Returning a decade later, Party Down’s bleak comedy feels almost better suited to our times

We’re all drowning in content—so it’s time to highlight the best. In her column, published every Friday, critic Clarisse Loughrey recommends a new show to watch. This week: the revival of cult catering comedy Party Down.

When you’re stuck in a rut, time starts to lose its meaning. That’s the raw and mildly horrifying truth that drives the revival of Starz’s Party Down, a sitcom about a bunch of LA types stuck in the catering business. It’s also the very thing that prevents this six-episode arc from feeling like yet another one of those exercises in cheap nostalgia. Because how can you mourn a reality that you haven’t exactly been able to escape?
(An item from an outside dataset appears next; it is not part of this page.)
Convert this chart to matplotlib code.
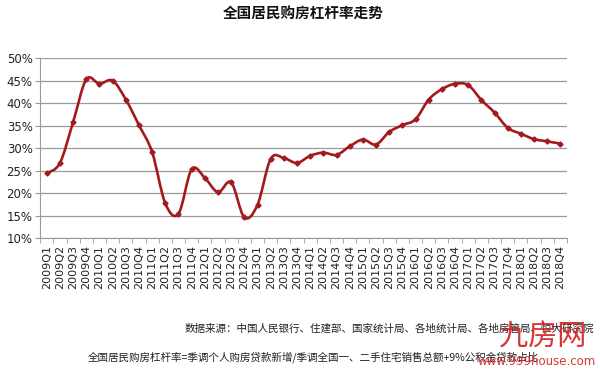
import matplotlib
matplotlib.use("Agg")
import matplotlib.pyplot as plt
from matplotlib.path import Path
from matplotlib.patches import PathPatch
from matplotlib.ticker import FixedLocator, NullFormatter

plt.rcParams['font.family'] = ['Noto Sans CJK SC', 'DejaVu Sans']

# quarters 2009Q1 .. 2018Q4
quarters = [f"{y}Q{q}" for y in range(2009, 2019) for q in range(1, 5)]

# leverage ratio (%)
leverage = [
    24.4, 26.7, 35.8, 45.3,
    44.3, 45.0, 40.8, 35.1,
    29.1, 17.7, 15.4, 25.3,
    23.4, 20.2, 22.4, 14.6,
    17.4, 27.6, 27.8, 26.7,
    28.3, 29.0, 28.5, 30.4,
    31.9, 30.8, 33.6, 35.1,
    36.4, 40.8, 43.1, 44.3,
    44.0, 40.7, 37.9, 34.5,
    33.2, 32.0, 31.5, 31.0,
]

yticks = [10, 15, 20, 25, 30, 35, 40, 45, 50]

title = "全国居民购房杠杆率走势"
source = "数据来源：中国人民银行、住建部、国家统计局、各地统计局、各地房管局、恒大研究院"
note = "全国居民购房杠杆率=季调个人购房贷款新增/季调全国一、二手住宅销售总额+9%公积金贷款占比"

LINE = "#A31A1E"
GRID = "#9A9A9A"


def smooth_path(xs, ys, tension=1 / 6):
    # excel-like smoothed line: cubic bezier segments with catmull-rom handles
    n = len(xs)
    verts = [(xs[0], ys[0])]
    codes = [Path.MOVETO]
    for i in range(n - 1):
        x0, y0 = (xs[i - 1], ys[i - 1]) if i > 0 else (xs[i], ys[i])
        x1, y1 = xs[i], ys[i]
        x2, y2 = xs[i + 1], ys[i + 1]
        x3, y3 = (xs[i + 2], ys[i + 2]) if i + 2 < n else (x2, y2)
        c1 = (x1 + (x2 - x0) * tension, y1 + (y2 - y0) * tension)
        c2 = (x2 - (x3 - x1) * tension, y2 - (y3 - y1) * tension)
        verts += [c1, c2, (x2, y2)]
        codes += [Path.CURVE4] * 3
    return Path(verts, codes)


fig = plt.figure(figsize=(6, 3.75), dpi=100)
ax = fig.add_axes([0.067, 0.365, 0.878, 0.48])

xs = list(range(len(quarters)))
ax.add_patch(PathPatch(smooth_path(xs, leverage), fill=False, edgecolor=LINE,
                       lw=1.9, zorder=3, capstyle="round", joinstyle="round"))
ax.plot(xs, leverage, ls="none", marker="D", ms=2.6, color=LINE, zorder=4)

ax.set_xlim(-0.5, len(quarters) - 0.5)
ax.set_ylim(10, 50)
ax.set_yticks(yticks)
ax.set_yticklabels([f"{v}%" for v in yticks], fontsize=8.5, family="DejaVu Sans", color="#222222")
ax.yaxis.grid(True, color=GRID, lw=0.9)
ax.set_axisbelow(True)

# category labels centred, tick marks on category boundaries
ax.set_xticks(xs)
ax.set_xticklabels(quarters, rotation=90, fontsize=8, family="DejaVu Sans", color="#222222")
ax.tick_params(axis="x", length=0, pad=5)
ax.xaxis.set_minor_locator(FixedLocator([i - 0.5 for i in range(len(quarters) + 1)]))
ax.xaxis.set_minor_formatter(NullFormatter())
ax.tick_params(axis="x", which="minor", length=3.5, color=GRID, direction="out")
ax.tick_params(axis="y", length=3.5, color=GRID, pad=2)

for side in ("top", "right"):
    ax.spines[side].set_visible(False)
ax.spines["left"].set_color(GRID)
ax.spines["bottom"].set_color(GRID)

fig.text(0.505, 0.962, title, ha="center", va="center", fontsize=10.5, fontweight="bold",
         color="#111111")
fig.text(0.308, 0.125, source, ha="left", va="center", fontsize=7.6, color="#222222")
fig.text(0.147, 0.048, note, ha="left", va="center", fontsize=7.6, color="#222222")

# watermark
fig.text(0.905, 0.1, "九房网", ha="center", va="center", fontsize=21, color="#D42020",
         alpha=0.9)
fig.text(0.993, 0.035, "www.999house.com", ha="right", va="center", fontsize=8.5,
         family="DejaVu Sans", color="#D42020", alpha=0.9)

fig.savefig("out.png", dpi=100)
More than a decade has passed since the series was rudely cancelled after two seasons. When we meet the gang again—actors Henry (Adam Scott) and Kyle (Ryan Hansen), writer Roman (Martin Starr), entrepreneur Ron (Ken Marino), wealthy widow Constance (Jane Lynch), and momager Lydia (Megan Mullally)—their circumstances aren’t all that much altered. The Party Down catering company still forces its employees to wear those hideous pink, satin bowties. But here’s the real kicker: Ron, at the end of episode one, cheerily declares: “This year, 2020, is gonna be the best year of my life.” Then the camera drifts casually up to a TV news report. You can guess what happens next.

If anything, the premise of Party Down—the bleak comedy of seeing the world move on without you—feels almost better suited to our times. So much has changed, even in the past couple of years, and yet these characters are still running full-speed into the same barriers like they’re a toddler who’s taken control of the PlayStation. Roman never learned to see women as more than sexual objects. Kyle never matured. Casey (Lizzy Caplan) is out of the picture—supposedly because of Caplan’s other commitments, though the fact critics were only given five of the six episodes makes me wonder whether a final reel cameo might be on the cards. But Henry, her former flame, finds himself drawn into the exact same game of will-they-won’t-they with a film producer (Jennifer Garner)—all desire and yearning, with no real commitment.

These old, stubborn personalities are forced to reroot themselves in a modern world, where the Party Down crew might be called upon to cater for an alt-right group who boast about the “open marketplace of ideas”, which really means inviting a tweed jacket-wearing Nazi (Nick Offerman) to get on stage and insist that Hitler “gets a bad rap”. Kyle, meanwhile, gets involved with a suspiciously Marvel-esque cinematic universe, which he attempts to intellectualise by arguing they’re really just “modern Greek myths”. He probably saw that on Twitter somewhere. There’s a streaming service named Smidgen that condenses all art into manageable chunks you can watch on your phone while sitting on the toilet.

Hollywood is just as callous now as it was ten years ago but, now that social media’s turned every human being into a brand, our characters are forced to contend with a wider set of fame-chasers. Chef Lucy (Zoë Chao) presents a plate of Camembert-filled cake pops as a “rumination on mortality”—then complains that “everyone’s stuck on this idea of food being good” as soon as people start gagging. Saxon (Tyrel Jackson Williams) is a more subtle, and realistic, vision of a TikTok influencer. It’s less about vanity (that’s too easy a target), and more about the sweaty desperation that comes from turning every experience into content.

The show’s tragic, Pagliacci vibe is no better encapsulated than in Marino’s moments of physical comedy. In one scene, he gets caught in a lie, and we get to watch his smile collapse in on itself as he realises, mid-sentence, that no one is buying the nonsense he’s spewing. In another, he’s trapped in deep denial about his own food poisoning. He walks right into a wall and then takes the long way down the floor. It’s so sublimely done that it feels instantly classic, like Buster Keaton for an age where you can show an adult man unleashing a waterfall of diarrhoea into a mop bucket. Party Down—there’s nothing funnier, in a sort of depressing way.